The One-Stop Shop is where you go to get building permits, have remodeling plans approved, or get your zoning updated or changed. In other words it's a place where you conduct important business. As such it is a high-profile interface between the city and its residents and could be an opportunity to showcase efficient government at work.
Instead it's a mess. Walk in and you're greeted by no one, usually. If you don't know how to navigate in the place, you'll have to stand in line to ask. Choose your line wisely, or you'll have to go stand in another. Once you do find the right line, you'll have to stand in at least one more to pay for your permit before you get out the door. On the best day with the simplest permit application in hand, you're looking at a two-hour wait. Take a look around while you're cooling your heels. Notice the scuffed white walls, the mounds of files stacked up almost everywhere, the hard plastic chairs, the lack of cheeriness made worse by sporadic holiday decorations. Listen to the cacophony of ringing phones accompanied by the low hum of muttered curses.
"It's fucked up," says one man, fuming while he waits to be called on for a plan review. "I could come in here and in one week make it better. They're discourteous, as if they don't give a shit. I don't care if it takes six weeks [for a plan review], but at least act like you give a shit."
Asked for his name on the way out the door, the man answers, "Yeah right."
Another patron, not afraid to be identified, says slow service has caused delays on his construction jobs. "They take so long to review things," says developer Kurt Aron. "I happen to know someone [who works here], and that still doesn't help."
These are indeed the rantings of frustrated permit-seekers. They are also the findings of an independent consultant hired to study the One-Stop Shop. In a report issued March 24 with the tongue-twisting title "An Organizational Review of Economic Development and the Impact of the Permit Processing System on Customer Service," the consultant found much to complain about, including long lines, no reception area and no greeter, surly city employees (actual quote from the report: "How can I hate you?"), and inadequate parking. "Several frequent users of the One-Stop Shop describe the operation as a 'joke,'" the report states. It goes on to say that customers who are treated badly often don't complain because they fear retaliation by employees.
The report also criticizes Fort Lauderdale's economic-development efforts. "There appears to be a lack of a vision for this city as it relates to a business and economic strategy," according to the report. "Currently few programs and very limited financial incentives are available to promote economic development, putting the City of Fort Lauderdale at a competitive disadvantage with other Florida jurisdictions."
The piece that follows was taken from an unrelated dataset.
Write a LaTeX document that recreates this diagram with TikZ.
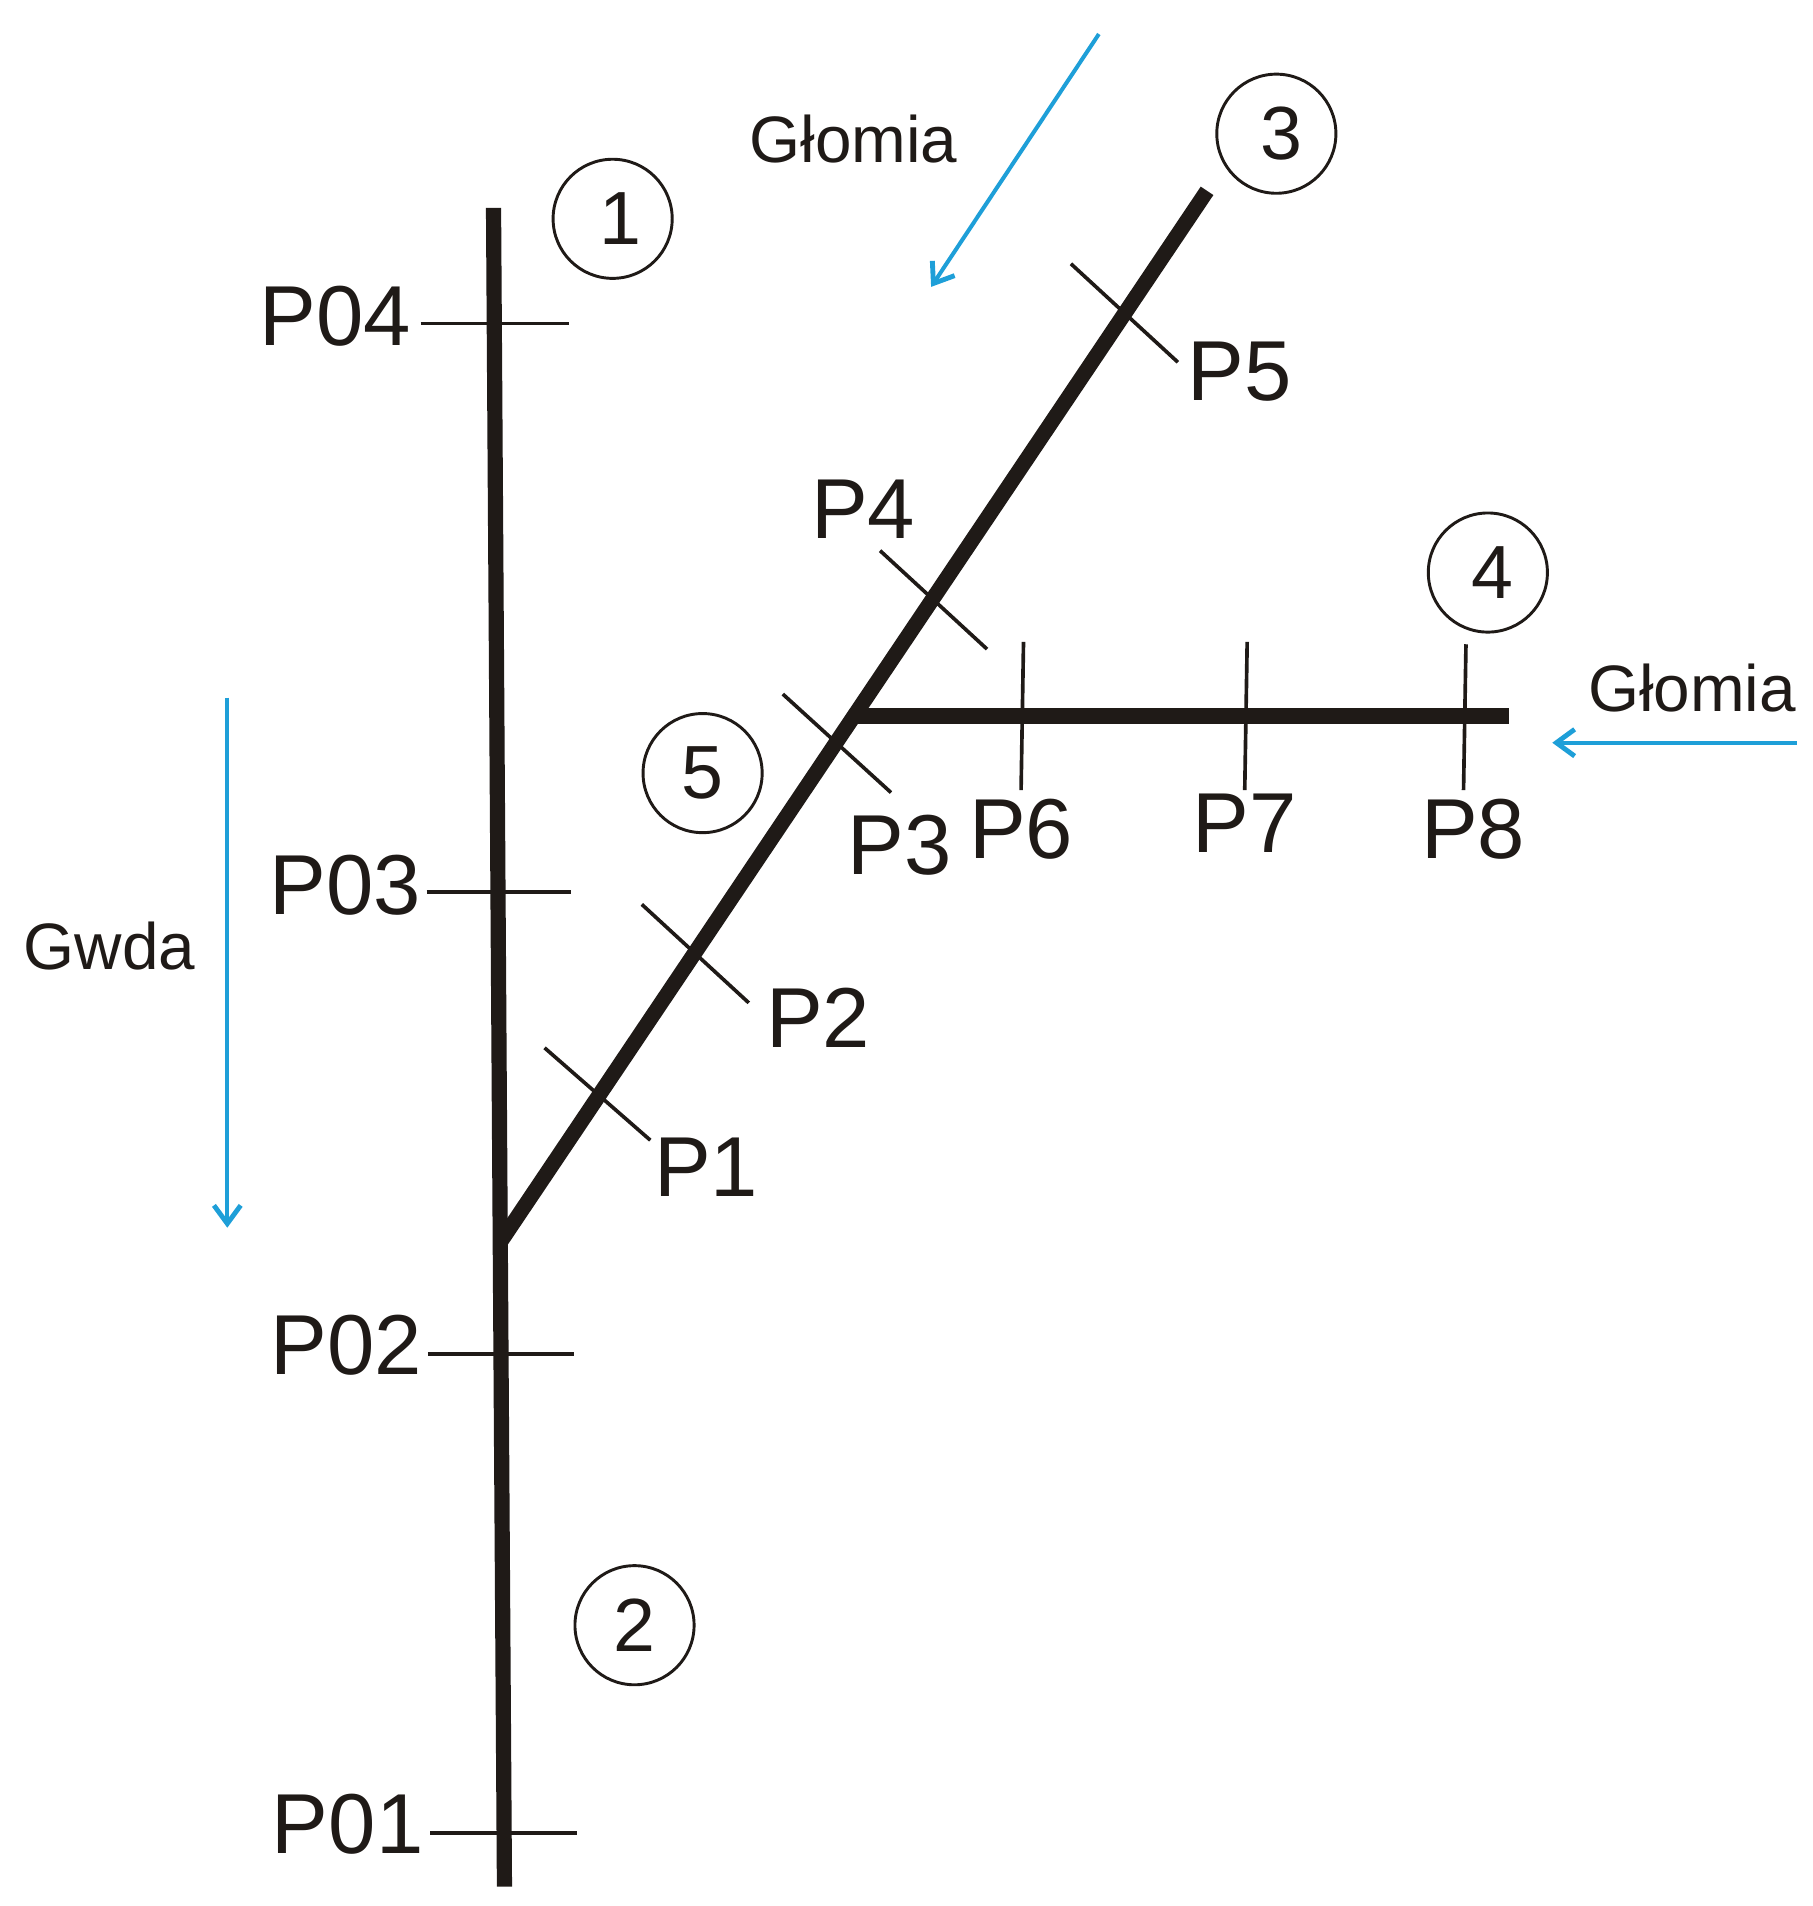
\documentclass[tikz,border=0pt]{standalone}
\usepackage{fontspec}
\setmainfont{Liberation Sans}
\usetikzlibrary{arrows.meta}
\definecolor{riverblue}{HTML}{1E9FD8}
\definecolor{ink}{HTML}{1F1A17}
\newcommand{\dgt}[3]{\raisebox{#2}{\kern #1 #3}}
\tikzset{
  x=1pt,y=-1pt,
  river/.style={draw=ink,line width=12.5pt},
  tick/.style={draw=ink,line width=3pt},
  flow/.style={draw=riverblue,line width=3.3pt,-{Straight Barb[length=15pt,width=22pt,line width=4pt]}},
  num/.style={circle,draw=ink,line width=2.4pt,minimum size=98pt,inner sep=0pt,font=\fontsize{62}{62}\selectfont,text=ink},
  big/.style={inner sep=0pt,font=\fontsize{70}{70}\selectfont,text=ink},
  small/.style={inner sep=0pt,font=\fontsize{54}{54}\selectfont,text=ink}
}
\begin{document}
\begin{tikzpicture}
\useasboundingbox (0,0) rectangle (1491,1568);
% river axes
\coordinate (gwdaTop) at (406,171);
\coordinate (gwdaMouth) at (411.5,1022);
\coordinate (gwdaEnd) at (415,1552);
\coordinate (glTop) at (993,157);
\coordinate (glJoin) at (703,589);
\coordinate (glEast) at (1241,589);
\draw[river] (gwdaTop) -- (gwdaEnd);
\draw[river] (gwdaMouth) -- (glTop);
\draw[river] (glJoin) -- (glEast);
% Gwda ticks
\foreach \n/\xa/\xb/\y in {a/346/468/266,b/351/470/734,c/352/472/1114,d/354/475/1508}{
  \coordinate (t\n1) at (\xa,\y); \coordinate (t\n2) at (\xb,\y);
  \draw[tick] (t\n1) -- (t\n2);
}
% oblique ticks
\foreach \n/\xa/\ya/\xb/\yb in {e/448/862/535/938,f/528/744/616/825,g/644/571/733/652,h/724/453/812/534,i/881/217/969/298}{
  \coordinate (t\n1) at (\xa,\ya); \coordinate (t\n2) at (\xb,\yb);
  \draw[tick] (t\n1) -- (t\n2);
}
% vertical ticks
\foreach \n/\xa/\ya/\xb/\yb in {j/842/528/840/650,k/1026/528/1024/650,l/1206/530/1204/650}{
  \coordinate (t\n1) at (\xa,\ya); \coordinate (t\n2) at (\xb,\yb);
  \draw[tick] (t\n1) -- (t\n2);
}
% labels
\node[big] (p04) at (276,260) {P04};
\node[big] (p03) at (284,728) {P03};
\node[big] (p02) at (285,1107) {P02};
\node[big] (p01) at (286,1501) {P01};
\node[big] (p1) at (581,960) {P1};
\node[big] (p2) at (673,837) {P2};
\node[big] (p3) at (740,695) {P3};
\node[big] (p4) at (710,419) {P4};
\node[big] (p5) at (1020,306) {P5};
\node[big] (p6) at (840,682) {P6};
\node[big] (p7) at (1024,677) {P7};
\node[big] (p8) at (1212,682) {P8};
\node[num] (n1) at (504,180) {\dgt{13pt}{-2pt}{1}};
\node[num] (n2) at (522,1337) {\dgt{0pt}{-1pt}{2}};
\node[num] (n3) at (1050,110) {\dgt{9pt}{-3pt}{3}};
\node[num] (n4) at (1224,471) {\dgt{8pt}{-1pt}{4}};
\node[num] (n5) at (578,636) {\dgt{0pt}{-1pt}{5}};
\node[small] (gl1) at (702,114) {Głomia};
\node[small] (gl2) at (1392,566) {Głomia};
\node[small] (gw) at (90,778) {Gwda};
% flow arrows
\coordinate (f1a) at (904,28); \coordinate (f1b) at (766,236);
\coordinate (f2a) at (1478,611); \coordinate (f2b) at (1277,611);
\coordinate (f3a) at (187,574); \coordinate (f3b) at (187,1010);
\draw[flow] (f1a) -- (f1b);
\draw[flow] (f2a) -- (f2b);
\draw[flow] (f3a) -- (f3b);
\end{tikzpicture}
\end{document}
City officials acknowledge the problems. "I think the observations speak for themselves," says Assistant City Manager Greg Kisela. "We are not disputing them."
Fort Lauderdale is booming, notes Kisela, which means more work for the people who handle permits. And consistently high workloads often lead to frayed nerves. "It's a tense situation for customers, service clerks, and plan reviewers," he says. "There is a lot of pressure day in and day out, and there has not been a slump."
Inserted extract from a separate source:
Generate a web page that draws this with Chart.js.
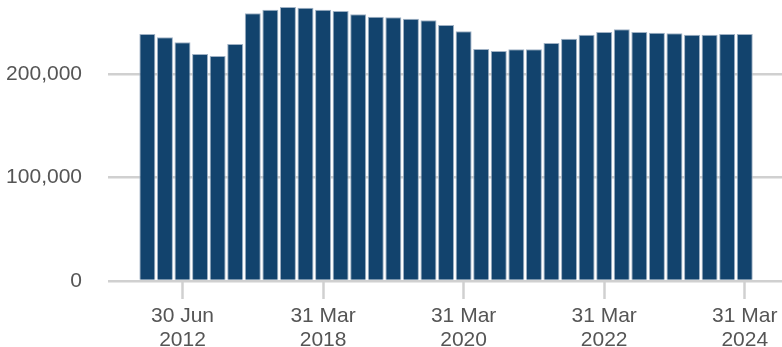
<!DOCTYPE html>
<html>
<head>
<meta charset="utf-8">
<script src="https://cdn.jsdelivr.net/npm/chart.js@4/dist/chart.umd.min.js"></script>
<style>
  html, body { margin: 0; padding: 0; background: #ffffff; }
  #wrap { width: 782px; height: 347px; }
</style>
</head>
<body>
<div id="wrap"><canvas id="c" width="782" height="347"></canvas></div>
<script>
// Period labels (one per bar)
const periods = [
  ["30 Jun","2010"],["30 Jun","2011"],["30 Jun","2012"],["30 Jun","2013"],["30 Jun","2014"],
  ["30 Jun","2015"],["30 Jun","2016"],["30 Jun","2017"],["30 Sep","2017"],["31 Dec","2017"],
  ["31 Mar","2018"],["30 Jun","2018"],["30 Sep","2018"],["31 Dec","2018"],
  ["31 Mar","2019"],["30 Jun","2019"],["30 Sep","2019"],["31 Dec","2019"],
  ["31 Mar","2020"],["30 Jun","2020"],["30 Sep","2020"],["31 Dec","2020"],
  ["31 Mar","2021"],["30 Jun","2021"],["30 Sep","2021"],["31 Dec","2021"],
  ["31 Mar","2022"],["30 Jun","2022"],["30 Sep","2022"],["31 Dec","2022"],
  ["31 Mar","2023"],["30 Jun","2023"],["30 Sep","2023"],["31 Dec","2023"],
  ["31 Mar","2024"]
];

// Values
const values = [
  239100, 235900, 231100, 219700, 217800, 229400, 259200, 262600, 265200, 264600,
  262600, 261400, 258200, 255900, 255300, 253900, 252400, 247800, 241700, 224600,
  222700, 224300, 224300, 230400, 234500, 238400, 241000, 243700, 241000, 240400,
  239800, 238400, 238400, 239100, 239100
];

// Which periods carry an x-axis tick label
const xTickIndices = [2, 10, 18, 26, 34];

// Y-axis tick values
const yTickValues = [0, 100000, 200000];

const points = values.map((v, i) => ({ x: i, y: v }));

const FONT = { family: "'Liberation Sans', Arial, Helvetica, sans-serif", size: 21, lineHeight: 1.143 };
const TEXT = '#555555';
const GRID = '#d0d0d0';

new Chart(document.getElementById('c'), {
  type: 'bar',
  data: {
    datasets: [{
      data: points,
      backgroundColor: '#12436D',
      borderColor: '#9fb1c4',
      borderWidth: 1,
      barPercentage: 0.91,
      categoryPercentage: 1.0
    }]
  },
  options: {
    responsive: false,
    animation: false,
    events: [],
    layout: { padding: 0 },
    plugins: { legend: { display: false }, tooltip: { enabled: false } },
    scales: {
      x: {
        type: 'linear',
        min: -2.24,
        max: 36.12,
        offset: false,
        afterBuildTicks: (s) => { s.ticks = xTickIndices.map(v => ({ value: v })); },
        afterFit: (s) => { s.height = 66; s.paddingLeft = 0; s.paddingRight = 0; },
        border: { display: false },
        grid: {
          offset: false,
          drawOnChartArea: false,
          drawTicks: true,
          tickLength: 18,
          tickWidth: 2.5,
          tickColor: GRID
        },
        ticks: {
          autoSkip: false,
          maxRotation: 0,
          minRotation: 0,
          padding: 5,
          color: TEXT,
          font: FONT,
          callback: (v) => periods[v]
        }
      },
      y: {
        type: 'linear',
        min: 0,
        max: 272000,
        afterBuildTicks: (s) => { s.ticks = yTickValues.map(v => ({ value: v })); },
        afterFit: (s) => { s.width = 108; s.paddingTop = 0; s.paddingBottom = 0; },
        border: { display: false },
        grid: {
          color: GRID,
          lineWidth: 2.5,
          drawTicks: false
        },
        ticks: {
          padding: 26,
          color: TEXT,
          font: FONT,
          callback: (v) => v.toLocaleString('en-GB')
        }
      }
    }
  }
});
</script>
</body>
</html>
The city, notes Kisela, has been working on improving the One-Stop Shop since even before the report was issued. Some employees have been disciplined for terse behavior with customers, while others have undergone sensitivity training. But fostering a sunnier attitude takes time, he says. "With those types of issues, you are not going to snap your fingers and say, 'OK, now you are going to treat people differently.'"
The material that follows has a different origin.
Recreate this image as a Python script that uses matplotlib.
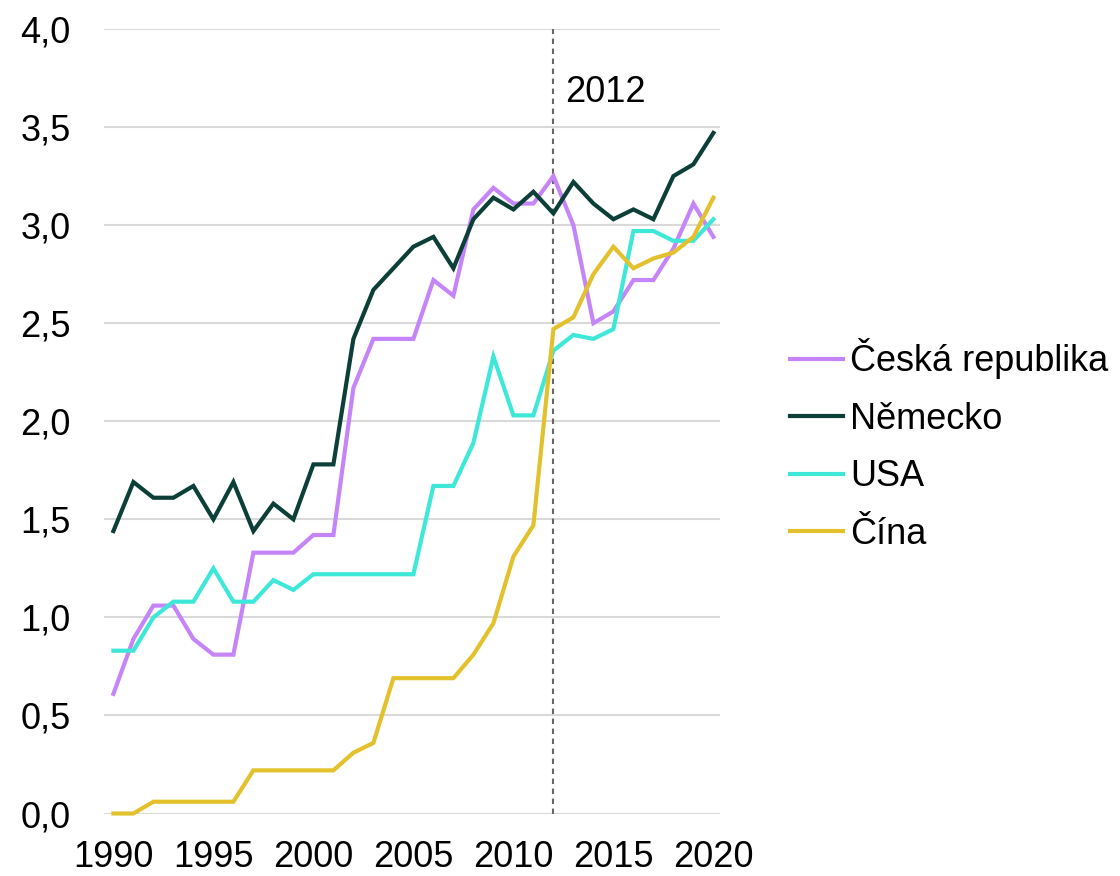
import matplotlib
matplotlib.use('Agg')
import matplotlib.pyplot as plt
from matplotlib.ticker import FuncFormatter

plt.rcParams['font.family'] = ['Liberation Sans', 'DejaVu Sans']

years = list(range(1990, 2021))

cesko = [0.61, 0.89, 1.06, 1.06, 0.89, 0.81, 0.81, 1.33, 1.33, 1.33, 1.42, 1.42,
         2.17, 2.42, 2.42, 2.42, 2.72, 2.64, 3.08, 3.19, 3.11, 3.11, 3.25, 3.00,
         2.50, 2.56, 2.72, 2.72, 2.88, 3.11, 2.94]
nemecko = [1.44, 1.69, 1.61, 1.61, 1.67, 1.50, 1.69, 1.44, 1.58, 1.50, 1.78, 1.78,
           2.42, 2.67, 2.78, 2.89, 2.94, 2.78, 3.03, 3.14, 3.08, 3.17, 3.06, 3.22,
           3.11, 3.03, 3.08, 3.03, 3.25, 3.31, 3.47]
usa = [0.83, 0.83, 1.00, 1.08, 1.08, 1.25, 1.08, 1.08, 1.19, 1.14, 1.22, 1.22,
       1.22, 1.22, 1.22, 1.22, 1.67, 1.67, 1.89, 2.33, 2.03, 2.03, 2.36, 2.44,
       2.42, 2.47, 2.97, 2.97, 2.92, 2.92, 3.03]
cina = [0.00, 0.00, 0.06, 0.06, 0.06, 0.06, 0.06, 0.22, 0.22, 0.22, 0.22, 0.22,
        0.31, 0.36, 0.69, 0.69, 0.69, 0.69, 0.81, 0.97, 1.31, 1.47, 2.47, 2.53,
        2.75, 2.89, 2.78, 2.83, 2.86, 2.94, 3.14]

series = [
    ('Česká republika', cesko, '#C585F9'),
    ('Německo', nemecko, '#0B3F38'),
    ('USA', usa, '#3DE8D8'),
    ('Čína', cina, '#E3C12C'),
]

fs = 26

fig = plt.figure(figsize=(11.2, 8.76), dpi=100)
ax = fig.add_axes([104 / 1120, 62.5 / 876, 616 / 1120, 784.5 / 876])

for name, vals, col in series:
    ax.plot(years, vals, color=col, lw=3.0, label=name, clip_on=False,
            solid_joinstyle='miter', zorder=3)

# vertical marker for 2012
ax.axvline(2012, color='#666666', lw=1.5, linestyle=(0, (2.6, 2.2)), zorder=2)
ax.text(2012.58, 3.63, '2012', fontsize=fs, ha='left', va='baseline')

ax.set_xlim(1989.53, 2020.33)
ax.set_ylim(0, 4)
ax.set_xticks(range(1990, 2021, 5))
ax.set_yticks([0, 0.5, 1, 1.5, 2, 2.5, 3, 3.5, 4])
ax.yaxis.set_major_formatter(FuncFormatter(lambda v, p: f'{v:.1f}'.replace('.', ',')))
ax.grid(axis='y', color='#D9D9D9', lw=1.5, zorder=0)
ax.set_axisbelow(True)
for s in ax.spines.values():
    s.set_visible(False)
ax.tick_params(axis='y', length=0, pad=24, labelsize=fs)
ax.tick_params(axis='x', length=0, pad=19, labelsize=fs)

fig.legend(loc='center left', bbox_to_anchor=(790 / 1120, 1 - 445 / 876),
           frameon=False, fontsize=fs, borderpad=0, borderaxespad=0,
           handlelength=1.46, handletextpad=0.2, labelspacing=0.62)

fig.savefig('out.png', dpi=100)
City officials are also attacking the problem from a procedural standpoint. Departments that were once housed separately are now in the same building, and a new computer system now being tested should cut down on paperwork and speed up the process. When the system is fully functional, plan reviewers will be able to access permit applications and accompanying blueprints via computer, which means anybody who needs to sign off on a plan will have instant access to it.
Less paper would be a good thing, as the One-Stop Shop is overflowing with it. There are blueprints on top of filing cabinets, stuffed in boxes on the floor, crammed in cubbyholes, stacked on desks, and hanging from racks in the back. While simple permit applications may come in with only five or six sheets of blueprints attached, more complex projects -- like a supermarket under construction -- can require several hundred pages of blueprints, which are rolled into giant tubes that look like a hernia waiting to happen for the unfortunate soul who has to schlep them around the office.
It looks chaotic and disorganized. But it's better than it used to be says Clay Parker, the genial assistant building official who is in charge of the One-Stop Shop staff. "Believe it or not, it has been cleaned up a lot," says Parker. "There are still a lot of stacks, but we just don't have the space."
Parker is betting heavily on the new computer system to make things neater and more efficient. He's been pushing the city to go electronic for ten years now, and he finally got his wish in November. The $500,000 Optika system is now processing a small percentage of permit applications. If all goes well, it will be handling the bulk of the paperwork in a few months.
Ultimately customers will be able to access their documents via the Internet and see what city plan-reviewers have to say about their projects without ever setting foot inside the One-Stop Shop.
The electronic future is promising indeed. But for now, hapless souls must still venture through Fort Lauderdale's own version of purgatory, where things are much as they always were. "Things are still run very haphazardly," says a One-Stop Shop employee who asked that her name not be used. "The lines still stretch out the door, the public is irate, and there are not enough [employees] to handle the situation."